14. Everyone Has Debt
It may seem like everyone you know has debt, but that’s not true. I don’t have debt, and you know me, so there’s one. There are probably others in your social circle that are debt free, but in my experience the debt-free people don’t make a habit of sharing this little tidbit because it can make other people uncomfortable. Anyway, using the “everyone is doing it” excuse is played out. *Puts on best mom voice*
Just because everyone is doing it, should you?
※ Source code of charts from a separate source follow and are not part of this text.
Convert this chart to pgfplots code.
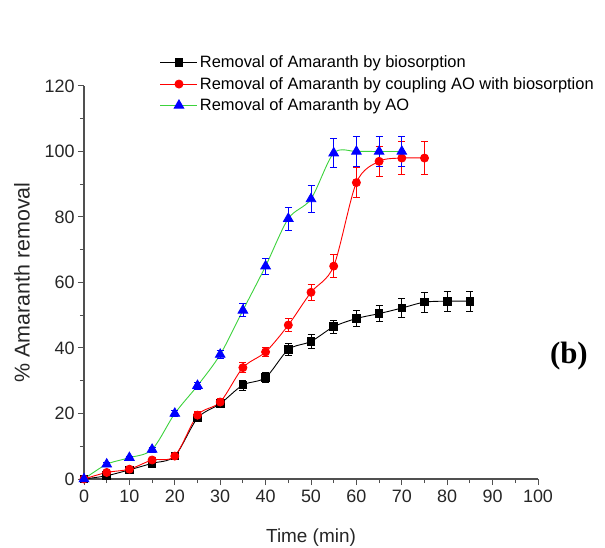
\documentclass[border=0pt]{standalone}
\usepackage{fontspec}
\setmainfont{Liberation Sans}
\newfontfamily\serifb{Liberation Serif}
\usepackage{pgfplots}
\pgfplotsset{compat=1.18}
\definecolor{lgreen}{RGB}{60,210,60}
\definecolor{axgray}{RGB}{80,80,80}
\begin{document}
\begin{tikzpicture}
\begin{axis}[
  at={(0,0)}, anchor=origin,
  scale only axis, width=454bp, height=393bp,
  xmin=0, xmax=100, ymin=0, ymax=120,
  axis lines*=left,
  axis line style={axgray, line width=1.3bp},
  every tick/.style={axgray, line width=1bp},
  tick align=outside,
  major tick length=6bp, minor tick length=4bp,
  xtick={0,10,...,100}, minor xtick={5,15,...,95},
  ytick={0,20,...,120}, minor ytick={10,30,...,110},
  /pgf/number format/assume math mode=true,
  tick label style={font=\fontsize{18}{20}\selectfont, text=black!85},
  xticklabel style={yshift=-1bp},
  xlabel={Time (min)}, ylabel={\% Amaranth removal},
  xlabel style={font=\fontsize{19}{21}\selectfont, text=black!85, at={(axis description cs:0.5,0)}, anchor=center, yshift=-59bp},
  ylabel style={font=\fontsize{21.5}{23}\selectfont, text=black!85, at={(axis description cs:0,0.5)}, anchor=center, yshift=62bp},
  clip=false,
  legend style={draw=none, fill=none, at={(0.167,1.082)}, anchor=north west,
    font=\fontsize{16.5}{18}\selectfont, row sep=4bp, inner sep=0pt,
    /tikz/every even column/.append style={column sep=4bp}},
  legend cell align=left,
  legend image code/.code={\draw[#1, mark=none] (0bp,0bp) -- (37bp,0bp); \path[#1] plot coordinates {(18.5bp,0bp)};},
  error bars/y dir=both, error bars/y explicit,
  error bars/error mark options={rotate=90, mark size=3.5bp, line width=0.8bp},
]
\addplot+[black, line width=0.9bp, smooth, tension=0.5, mark=square*, mark size=3.8bp, mark options={black, fill=black},
  error bars/error bar style={black, line width=0.8bp}]
  table[x=t, y=y, y error=e] {
t y e
0 0 0
5 1 0.5
10 2.8 0.5
15 4.8 0.8
20 7 0.8
25 18.6 1
30 23 1
35 28.7 1.5
40 31 1.5
45 39.5 1.8
50 42 2
55 46.5 2
60 49 2.5
65 50.5 2.5
70 52.2 2.8
75 54 3
80 54.3 3
85 54.3 3
};
\addlegendentry{Removal of Amaranth by biosorption}
\addplot+[red, line width=0.9bp, smooth, tension=0.5, mark=*, mark size=4bp, mark options={red, fill=red},
  error bars/error bar style={red, line width=0.8bp}]
  table[x=t, y=y, y error=e] {
t y e
0 0 0
5 2 0.5
10 3 0.5
15 5.8 0.8
20 7 0.8
25 19.5 1
30 23.5 1
35 34 1.5
40 38.8 1.5
45 47 2
50 57 2.5
55 65 3.5
60 90.5 4.5
65 97 4.5
70 98 5
75 98 5
};
\addlegendentry{Removal of Amaranth by coupling AO with biosorption}
\addplot+[lgreen, line width=0.9bp, smooth, tension=0.5, mark=triangle*, mark size=5.5bp, mark options={blue, fill=blue},
  error bars/error bar style={blue, line width=0.8bp}]
  table[x=t, y=y, y error=e] {
t y e
0 0 0
5 4.5 0.5
10 6.5 0.5
15 9 0.8
20 20 0.8
25 28.5 1
30 38 1.2
35 51.5 2
40 65 2.5
45 79.5 3.5
50 85.5 4
55 99.5 4.5
60 100 4.5
65 100 4.5
70 100 4.5
};
\addlegendentry{Removal of Amaranth by AO}
\node[font=\serifb\bfseries\fontsize{31}{34}\selectfont] at (axis cs:106.8,37.6) {(b)};
\end{axis}
\pgfresetboundingbox
\path[use as bounding box] (-84bp,-69bp) rectangle (521bp,479bp);
\end{tikzpicture}
\end{document}
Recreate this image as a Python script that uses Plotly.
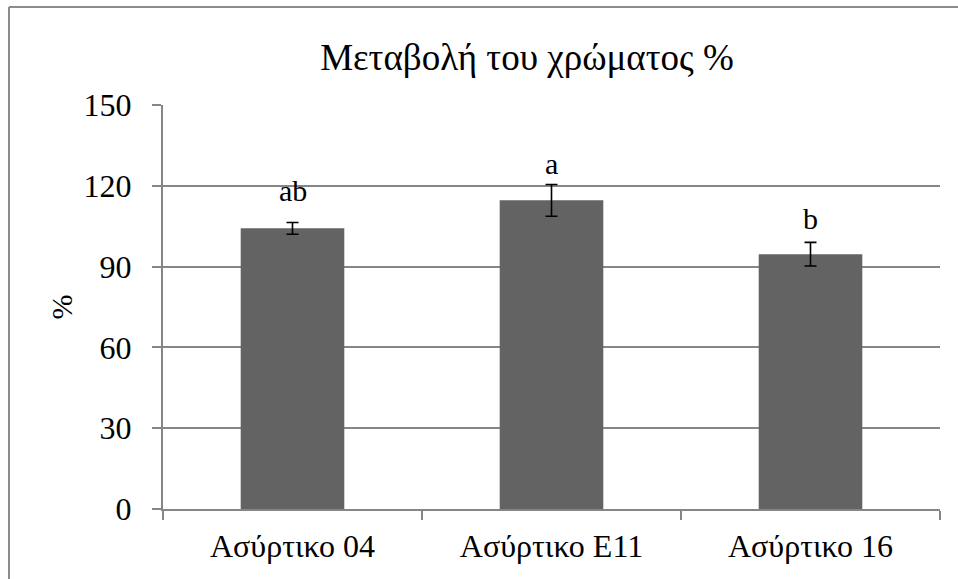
import plotly.graph_objects as go

# Colour change per cultivar (%), with error and significance letters
categories = ["Ασύρτικο 04", "Ασύρτικο Ε11", "Ασύρτικο 16"]
values = [104.2, 114.6, 94.6]
errors = [2.2, 5.9, 4.4]
letters = ["ab", "a", "b"]
y_ticks = [0, 30, 60, 90, 120, 150]

FONT = "Liberation Serif, serif"
GRID = "#868686"

fig = go.Figure()
fig.add_trace(go.Bar(
    x=categories,
    y=values,
    marker=dict(color="#636363", line=dict(width=0)),
    error_y=dict(type="data", array=errors, visible=True,
                 color="black", thickness=1.6, width=6),
    width=0.4,
    showlegend=False,
    hoverinfo="skip",
))

# Significance letters above each error bar (pixel offsets above the bar cap)
letter_shift = [32, 21, 24]
for c, v, e, t, s in zip(categories, values, errors, letters, letter_shift):
    fig.add_annotation(x=c, y=v + e, text=t, showarrow=False,
                       yanchor="middle", yshift=s,
                       font=dict(family=FONT, size=30, color="black"))

# Outer chart frame (left and top edges)
fig.add_shape(type="line", xref="paper", yref="paper",
              x0=(9 - 163) / 777, x1=(9 - 163) / 777,
              y0=-0.3, y1=(509 - 7) / 404,
              line=dict(color="#8c8c8c", width=2))
fig.add_shape(type="line", xref="paper", yref="paper",
              x0=(9 - 163) / 777, x1=1.1,
              y0=(509 - 7) / 404, y1=(509 - 7) / 404,
              line=dict(color="#8c8c8c", width=2))

fig.update_layout(
    width=958, height=579,
    margin=dict(l=163, r=18, t=105, b=70),
    paper_bgcolor="white", plot_bgcolor="white",
    font=dict(family=FONT, color="black"),
    title=dict(text="Μεταβολή του χρώματος %",
               x=527 / 958, xanchor="center",
               y=1 - 57 / 579, yanchor="middle",
               font=dict(family=FONT, size=37, color="black")),
    bargap=0.6,
)
fig.update_xaxes(
    type="category",
    showline=True, linecolor=GRID, linewidth=2,
    ticks="outside", tickson="boundaries", ticklen=9,
    tickcolor=GRID, tickwidth=2,
    ticklabelstandoff=8,
    tickfont=dict(family=FONT, size=32, color="black"),
    showgrid=False,
)
fig.update_yaxes(
    range=[0, 150], tickvals=y_ticks,
    showline=True, linecolor=GRID, linewidth=2,
    ticks="outside", ticklen=9, tickcolor=GRID, tickwidth=2,
    ticklabelstandoff=14,
    showgrid=True, gridcolor=GRID, gridwidth=1.5,
    zeroline=False,
    tickfont=dict(family=FONT, size=32, color="black"),
    title=dict(text="%", font=dict(family=FONT, size=30, color="black"),
               standoff=2),
)

fig.write_html("out.html")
15. The Only Benefit to Debt Freedom is Fewer Monthly Payments
I used to think this. I used to think “If I could just pay off my debt, that’ll free up an extra $500 in my budget every month!”. That was all I was focused on. Once I paid off my debt, I realized that life without debt is about so much more than no minimum payments. It’s about possibilities. The possibility to buy a home, or have a well-funded retirement. Or to start a business, or switch careers. Or simply to accumulate enough cash to stop worrying about…well, everything.
16. It’ll Get Paid Off Someday
No, it won’t. Because the game is rigged against you. Most of the companies you interact with have a vested interest in you staying in debt. They make more money if you stay in debt, and they make it their business to tempt you into offers that will keep you paying them interest forever. No one wants you to be out of debt except you. If you don’t actively do something about your debt, it’s here to stay.
Do you have any debt myths to add to this list? I want to know!